Start SOURCE DATA
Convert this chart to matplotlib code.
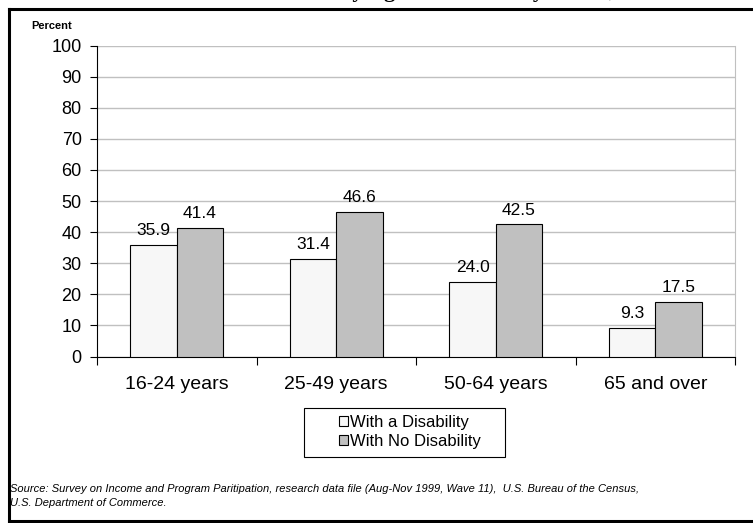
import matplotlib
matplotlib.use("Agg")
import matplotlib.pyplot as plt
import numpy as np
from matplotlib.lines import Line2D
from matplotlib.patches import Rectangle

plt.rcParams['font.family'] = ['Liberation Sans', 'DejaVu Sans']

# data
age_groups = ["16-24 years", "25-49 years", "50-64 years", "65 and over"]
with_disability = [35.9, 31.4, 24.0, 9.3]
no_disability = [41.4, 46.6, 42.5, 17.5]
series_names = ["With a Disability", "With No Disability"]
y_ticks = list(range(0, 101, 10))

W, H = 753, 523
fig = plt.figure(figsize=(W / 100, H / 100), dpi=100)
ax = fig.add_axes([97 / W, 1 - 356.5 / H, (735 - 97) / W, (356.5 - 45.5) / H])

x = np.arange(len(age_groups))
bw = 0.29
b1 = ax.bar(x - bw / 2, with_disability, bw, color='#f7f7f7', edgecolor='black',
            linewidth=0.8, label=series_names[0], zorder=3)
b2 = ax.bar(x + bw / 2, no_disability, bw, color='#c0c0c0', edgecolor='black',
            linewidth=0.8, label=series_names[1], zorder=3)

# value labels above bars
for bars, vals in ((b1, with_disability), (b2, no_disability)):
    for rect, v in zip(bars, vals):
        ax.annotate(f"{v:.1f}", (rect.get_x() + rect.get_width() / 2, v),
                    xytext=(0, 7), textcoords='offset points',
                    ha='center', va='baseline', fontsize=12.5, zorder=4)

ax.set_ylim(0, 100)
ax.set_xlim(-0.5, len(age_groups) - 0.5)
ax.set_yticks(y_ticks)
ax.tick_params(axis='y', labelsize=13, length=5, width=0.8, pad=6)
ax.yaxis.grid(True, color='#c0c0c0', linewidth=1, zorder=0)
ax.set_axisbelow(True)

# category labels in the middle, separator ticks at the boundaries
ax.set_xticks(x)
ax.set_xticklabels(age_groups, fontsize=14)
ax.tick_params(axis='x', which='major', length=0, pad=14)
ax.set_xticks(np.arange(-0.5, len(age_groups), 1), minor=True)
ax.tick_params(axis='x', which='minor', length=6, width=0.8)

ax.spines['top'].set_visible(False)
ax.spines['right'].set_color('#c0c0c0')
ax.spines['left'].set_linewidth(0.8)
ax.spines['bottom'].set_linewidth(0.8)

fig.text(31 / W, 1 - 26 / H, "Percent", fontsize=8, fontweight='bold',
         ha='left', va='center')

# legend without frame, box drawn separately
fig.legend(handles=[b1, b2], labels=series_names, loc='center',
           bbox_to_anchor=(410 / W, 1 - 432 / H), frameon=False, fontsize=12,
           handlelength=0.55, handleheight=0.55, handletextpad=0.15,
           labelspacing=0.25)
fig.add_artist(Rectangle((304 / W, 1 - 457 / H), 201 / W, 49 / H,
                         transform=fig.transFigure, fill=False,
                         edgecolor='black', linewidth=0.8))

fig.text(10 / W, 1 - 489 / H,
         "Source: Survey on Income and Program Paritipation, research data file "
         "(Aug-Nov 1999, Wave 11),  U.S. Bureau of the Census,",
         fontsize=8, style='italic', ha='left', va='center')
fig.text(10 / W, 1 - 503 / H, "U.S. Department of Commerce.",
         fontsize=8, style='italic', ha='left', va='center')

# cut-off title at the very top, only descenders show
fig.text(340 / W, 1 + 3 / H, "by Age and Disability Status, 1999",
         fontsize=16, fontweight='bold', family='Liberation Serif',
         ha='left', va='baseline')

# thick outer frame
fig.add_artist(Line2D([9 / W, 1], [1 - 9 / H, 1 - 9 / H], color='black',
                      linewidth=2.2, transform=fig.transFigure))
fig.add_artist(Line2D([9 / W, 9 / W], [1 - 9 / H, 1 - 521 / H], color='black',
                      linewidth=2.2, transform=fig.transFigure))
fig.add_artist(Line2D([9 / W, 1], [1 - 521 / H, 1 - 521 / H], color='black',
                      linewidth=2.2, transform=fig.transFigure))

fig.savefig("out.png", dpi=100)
End SOURCE DATA
Restate the full listing verbatim and drop every picture.

WRITTEN ANSWER
Convert this chart to matplotlib code.
import matplotlib
matplotlib.use("Agg")
import matplotlib.pyplot as plt
import numpy as np
from matplotlib.lines import Line2D
from matplotlib.patches import Rectangle

plt.rcParams['font.family'] = ['Liberation Sans', 'DejaVu Sans']

# data
age_groups = ["16-24 years", "25-49 years", "50-64 years", "65 and over"]
with_disability = [35.9, 31.4, 24.0, 9.3]
no_disability = [41.4, 46.6, 42.5, 17.5]
series_names = ["With a Disability", "With No Disability"]
y_ticks = list(range(0, 101, 10))

W, H = 753, 523
fig = plt.figure(figsize=(W / 100, H / 100), dpi=100)
ax = fig.add_axes([97 / W, 1 - 356.5 / H, (735 - 97) / W, (356.5 - 45.5) / H])

x = np.arange(len(age_groups))
bw = 0.29
b1 = ax.bar(x - bw / 2, with_disability, bw, color='#f7f7f7', edgecolor='black',
            linewidth=0.8, label=series_names[0], zorder=3)
b2 = ax.bar(x + bw / 2, no_disability, bw, color='#c0c0c0', edgecolor='black',
            linewidth=0.8, label=series_names[1], zorder=3)

# value labels above bars
for bars, vals in ((b1, with_disability), (b2, no_disability)):
    for rect, v in zip(bars, vals):
        ax.annotate(f"{v:.1f}", (rect.get_x() + rect.get_width() / 2, v),
                    xytext=(0, 7), textcoords='offset points',
                    ha='center', va='baseline', fontsize=12.5, zorder=4)

ax.set_ylim(0, 100)
ax.set_xlim(-0.5, len(age_groups) - 0.5)
ax.set_yticks(y_ticks)
ax.tick_params(axis='y', labelsize=13, length=5, width=0.8, pad=6)
ax.yaxis.grid(True, color='#c0c0c0', linewidth=1, zorder=0)
ax.set_axisbelow(True)

# category labels in the middle, separator ticks at the boundaries
ax.set_xticks(x)
ax.set_xticklabels(age_groups, fontsize=14)
ax.tick_params(axis='x', which='major', length=0, pad=14)
ax.set_xticks(np.arange(-0.5, len(age_groups), 1), minor=True)
ax.tick_params(axis='x', which='minor', length=6, width=0.8)

ax.spines['top'].set_visible(False)
ax.spines['right'].set_color('#c0c0c0')
ax.spines['left'].set_linewidth(0.8)
ax.spines['bottom'].set_linewidth(0.8)

fig.text(31 / W, 1 - 26 / H, "Percent", fontsize=8, fontweight='bold',
         ha='left', va='center')

# legend without frame, box drawn separately
fig.legend(handles=[b1, b2], labels=series_names, loc='center',
           bbox_to_anchor=(410 / W, 1 - 432 / H), frameon=False, fontsize=12,
           handlelength=0.55, handleheight=0.55, handletextpad=0.15,
           labelspacing=0.25)
fig.add_artist(Rectangle((304 / W, 1 - 457 / H), 201 / W, 49 / H,
                         transform=fig.transFigure, fill=False,
                         edgecolor='black', linewidth=0.8))

fig.text(10 / W, 1 - 489 / H,
         "Source: Survey on Income and Program Paritipation, research data file "
         "(Aug-Nov 1999, Wave 11),  U.S. Bureau of the Census,",
         fontsize=8, style='italic', ha='left', va='center')
fig.text(10 / W, 1 - 503 / H, "U.S. Department of Commerce.",
         fontsize=8, style='italic', ha='left', va='center')

# cut-off title at the very top, only descenders show
fig.text(340 / W, 1 + 3 / H, "by Age and Disability Status, 1999",
         fontsize=16, fontweight='bold', family='Liberation Serif',
         ha='left', va='baseline')

# thick outer frame
fig.add_artist(Line2D([9 / W, 1], [1 - 9 / H, 1 - 9 / H], color='black',
                      linewidth=2.2, transform=fig.transFigure))
fig.add_artist(Line2D([9 / W, 9 / W], [1 - 9 / H, 1 - 521 / H], color='black',
                      linewidth=2.2, transform=fig.transFigure))
fig.add_artist(Line2D([9 / W, 1], [1 - 521 / H, 1 - 521 / H], color='black',
                      linewidth=2.2, transform=fig.transFigure))

fig.savefig("out.png", dpi=100)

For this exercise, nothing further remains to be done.